** GIVEN REQUEST **
With the pictures left out, copy the listing below exactly.

** DATA **
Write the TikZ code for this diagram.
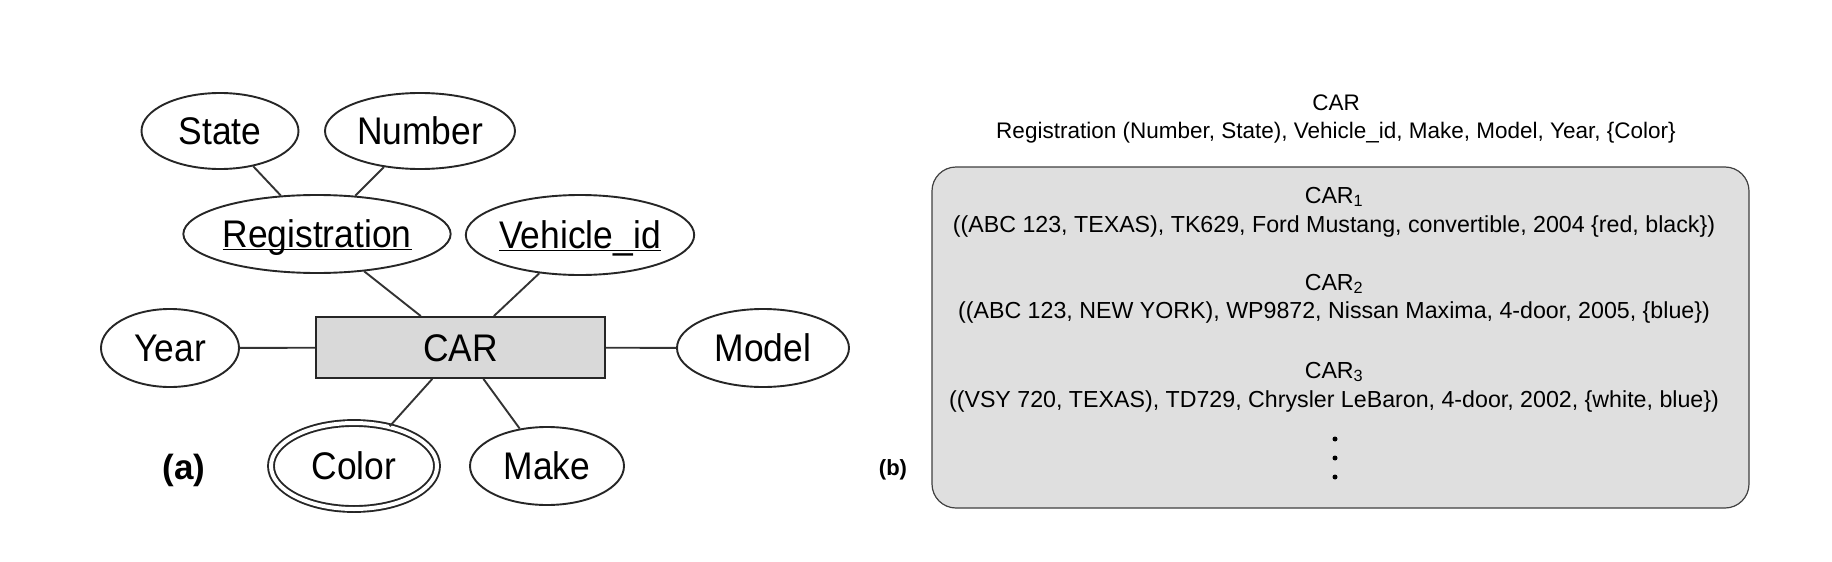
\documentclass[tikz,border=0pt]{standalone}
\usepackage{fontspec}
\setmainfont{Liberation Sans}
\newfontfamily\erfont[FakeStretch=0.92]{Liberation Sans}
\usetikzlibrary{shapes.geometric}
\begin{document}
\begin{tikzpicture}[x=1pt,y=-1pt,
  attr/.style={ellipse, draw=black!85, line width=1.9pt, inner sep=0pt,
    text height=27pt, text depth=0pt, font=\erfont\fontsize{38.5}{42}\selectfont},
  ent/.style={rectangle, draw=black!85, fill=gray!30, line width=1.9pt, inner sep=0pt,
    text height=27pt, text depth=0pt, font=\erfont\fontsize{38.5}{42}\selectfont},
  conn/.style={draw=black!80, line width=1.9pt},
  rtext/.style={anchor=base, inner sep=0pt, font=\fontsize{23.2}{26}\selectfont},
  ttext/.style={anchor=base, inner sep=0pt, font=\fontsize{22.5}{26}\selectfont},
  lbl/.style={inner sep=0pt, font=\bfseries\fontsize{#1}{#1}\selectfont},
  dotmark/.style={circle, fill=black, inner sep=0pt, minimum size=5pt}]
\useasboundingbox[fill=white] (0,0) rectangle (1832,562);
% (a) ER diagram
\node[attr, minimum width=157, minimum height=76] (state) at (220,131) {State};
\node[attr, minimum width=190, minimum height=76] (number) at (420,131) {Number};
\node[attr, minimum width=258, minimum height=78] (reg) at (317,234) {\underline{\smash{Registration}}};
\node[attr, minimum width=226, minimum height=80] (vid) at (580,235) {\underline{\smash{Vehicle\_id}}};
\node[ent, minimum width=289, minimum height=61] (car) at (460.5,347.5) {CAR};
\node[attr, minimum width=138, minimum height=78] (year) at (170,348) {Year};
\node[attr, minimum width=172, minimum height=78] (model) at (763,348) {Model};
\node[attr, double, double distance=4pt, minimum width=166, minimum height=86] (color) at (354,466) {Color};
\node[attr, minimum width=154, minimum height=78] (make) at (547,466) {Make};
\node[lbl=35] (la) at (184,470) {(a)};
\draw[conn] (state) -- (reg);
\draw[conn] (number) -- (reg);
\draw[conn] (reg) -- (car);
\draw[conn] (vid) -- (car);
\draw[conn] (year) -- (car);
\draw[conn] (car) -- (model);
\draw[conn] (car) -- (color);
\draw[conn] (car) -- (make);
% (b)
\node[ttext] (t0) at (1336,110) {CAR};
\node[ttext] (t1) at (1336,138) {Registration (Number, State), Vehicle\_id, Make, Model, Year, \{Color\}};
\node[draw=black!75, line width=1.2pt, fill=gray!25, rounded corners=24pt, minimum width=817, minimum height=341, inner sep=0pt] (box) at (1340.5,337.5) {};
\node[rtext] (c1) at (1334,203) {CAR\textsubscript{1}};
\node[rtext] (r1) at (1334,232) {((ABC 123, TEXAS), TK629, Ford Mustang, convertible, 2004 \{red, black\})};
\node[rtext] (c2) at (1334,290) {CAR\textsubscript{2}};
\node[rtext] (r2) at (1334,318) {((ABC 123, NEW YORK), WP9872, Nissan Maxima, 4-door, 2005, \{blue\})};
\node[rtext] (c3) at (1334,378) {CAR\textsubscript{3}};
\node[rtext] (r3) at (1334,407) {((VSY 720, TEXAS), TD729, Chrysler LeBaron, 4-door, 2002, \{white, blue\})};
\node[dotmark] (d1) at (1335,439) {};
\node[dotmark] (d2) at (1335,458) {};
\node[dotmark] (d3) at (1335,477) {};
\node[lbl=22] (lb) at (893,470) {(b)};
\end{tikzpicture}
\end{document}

** SOLUTION FOR THIS EXERCISE **
Write the TikZ code for this diagram.
\documentclass[tikz,border=0pt]{standalone}
\usepackage{fontspec}
\setmainfont{Liberation Sans}
\newfontfamily\erfont[FakeStretch=0.92]{Liberation Sans}
\usetikzlibrary{shapes.geometric}
\begin{document}
\begin{tikzpicture}[x=1pt,y=-1pt,
  attr/.style={ellipse, draw=black!85, line width=1.9pt, inner sep=0pt,
    text height=27pt, text depth=0pt, font=\erfont\fontsize{38.5}{42}\selectfont},
  ent/.style={rectangle, draw=black!85, fill=gray!30, line width=1.9pt, inner sep=0pt,
    text height=27pt, text depth=0pt, font=\erfont\fontsize{38.5}{42}\selectfont},
  conn/.style={draw=black!80, line width=1.9pt},
  rtext/.style={anchor=base, inner sep=0pt, font=\fontsize{23.2}{26}\selectfont},
  ttext/.style={anchor=base, inner sep=0pt, font=\fontsize{22.5}{26}\selectfont},
  lbl/.style={inner sep=0pt, font=\bfseries\fontsize{#1}{#1}\selectfont},
  dotmark/.style={circle, fill=black, inner sep=0pt, minimum size=5pt}]
\useasboundingbox[fill=white] (0,0) rectangle (1832,562);
% (a) ER diagram
\node[attr, minimum width=157, minimum height=76] (state) at (220,131) {State};
\node[attr, minimum width=190, minimum height=76] (number) at (420,131) {Number};
\node[attr, minimum width=258, minimum height=78] (reg) at (317,234) {\underline{\smash{Registration}}};
\node[attr, minimum width=226, minimum height=80] (vid) at (580,235) {\underline{\smash{Vehicle\_id}}};
\node[ent, minimum width=289, minimum height=61] (car) at (460.5,347.5) {CAR};
\node[attr, minimum width=138, minimum height=78] (year) at (170,348) {Year};
\node[attr, minimum width=172, minimum height=78] (model) at (763,348) {Model};
\node[attr, double, double distance=4pt, minimum width=166, minimum height=86] (color) at (354,466) {Color};
\node[attr, minimum width=154, minimum height=78] (make) at (547,466) {Make};
\node[lbl=35] (la) at (184,470) {(a)};
\draw[conn] (state) -- (reg);
\draw[conn] (number) -- (reg);
\draw[conn] (reg) -- (car);
\draw[conn] (vid) -- (car);
\draw[conn] (year) -- (car);
\draw[conn] (car) -- (model);
\draw[conn] (car) -- (color);
\draw[conn] (car) -- (make);
% (b)
\node[ttext] (t0) at (1336,110) {CAR};
\node[ttext] (t1) at (1336,138) {Registration (Number, State), Vehicle\_id, Make, Model, Year, \{Color\}};
\node[draw=black!75, line width=1.2pt, fill=gray!25, rounded corners=24pt, minimum width=817, minimum height=341, inner sep=0pt] (box) at (1340.5,337.5) {};
\node[rtext] (c1) at (1334,203) {CAR\textsubscript{1}};
\node[rtext] (r1) at (1334,232) {((ABC 123, TEXAS), TK629, Ford Mustang, convertible, 2004 \{red, black\})};
\node[rtext] (c2) at (1334,290) {CAR\textsubscript{2}};
\node[rtext] (r2) at (1334,318) {((ABC 123, NEW YORK), WP9872, Nissan Maxima, 4-door, 2005, \{blue\})};
\node[rtext] (c3) at (1334,378) {CAR\textsubscript{3}};
\node[rtext] (r3) at (1334,407) {((VSY 720, TEXAS), TD729, Chrysler LeBaron, 4-door, 2002, \{white, blue\})};
\node[dotmark] (d1) at (1335,439) {};
\node[dotmark] (d2) at (1335,458) {};
\node[dotmark] (d3) at (1335,477) {};
\node[lbl=22] (lb) at (893,470) {(b)};
\end{tikzpicture}
\end{document}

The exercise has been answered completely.